I don’t remember leaving grandma’s. I just remember the great anticipation I had about seeing the caverns in New Mexico and visiting, what my oldest brother had referred to as, the world’s biggest whole in the ground. We would get bored on the drive and play some standard games like license plate alphabet or 21 questions. We never played slug bug. Maybe it didn’t exist yet. Better then that, we all got a turn to tell the story of some movie we saw. I think that was mostly my brother's idea. And he was the best story teller. He loved movies. I wished that I could tell the stories as well as my sister and brother and they got bored when it was my turn. The holiday inn was great. I already told you about the Lemonade. The pool was inside and it was surrounded by internal walkways to the rooms on all levels. I thought this was amazing. The water was clear and cool. Not like those cheap hotels that had so much chlorine in the lukewarm warm murky water that your eyes would burn all night. I left the Mexican Jumping Beans that I bought at one of those roadside tourist traps in the sink in our clean bathroom. There was a mummy at the trap and about 100 signs every few miles preceding the location.

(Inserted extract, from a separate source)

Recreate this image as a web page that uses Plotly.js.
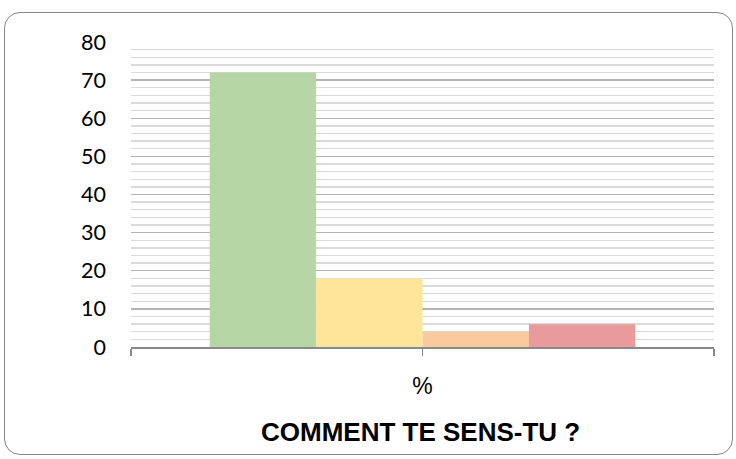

The next day we were to make it all the way to Carlsbad. I was anxious to leave but was conflicted as I realized that my Jumping Beans were no longer jumping. I kept taking them out of there bag to see if I could revive them and asking Mom if we should go back and return them for some that were less dead. I also realized they were some sort of bug and I felt bad as I realized they were dying. Not as bad as I felt when I caught a Monarch butterfly in the enclosed porch at Grandmother and Grandfather’s house. We went to dinner and on return I searched for it and searched for it. I finally found it folded on a beam in an upper corner of the patio. I cried as I only wanted to keep the butterfly for a short time because it was beautiful. I thought my actions had killed it. I was assured that they live a very short life and that it would have died anyway. I then realized that I diminished the experience of its last few hours of life. My mother was exasperated.

That morning after Mom had talked to Dad we were told that we were not going to Carlsbad or the Grand Canyon and that we would not be meeting dad in Las Vegas. She told us, or I overheard, that he had noticed a lump on his neck. That he went to the doctor and that he was worried. He didn’t want us to change our plans. Mom apologized to me since she knew that I would be disappointed. We needed to go straight home and be with Dad.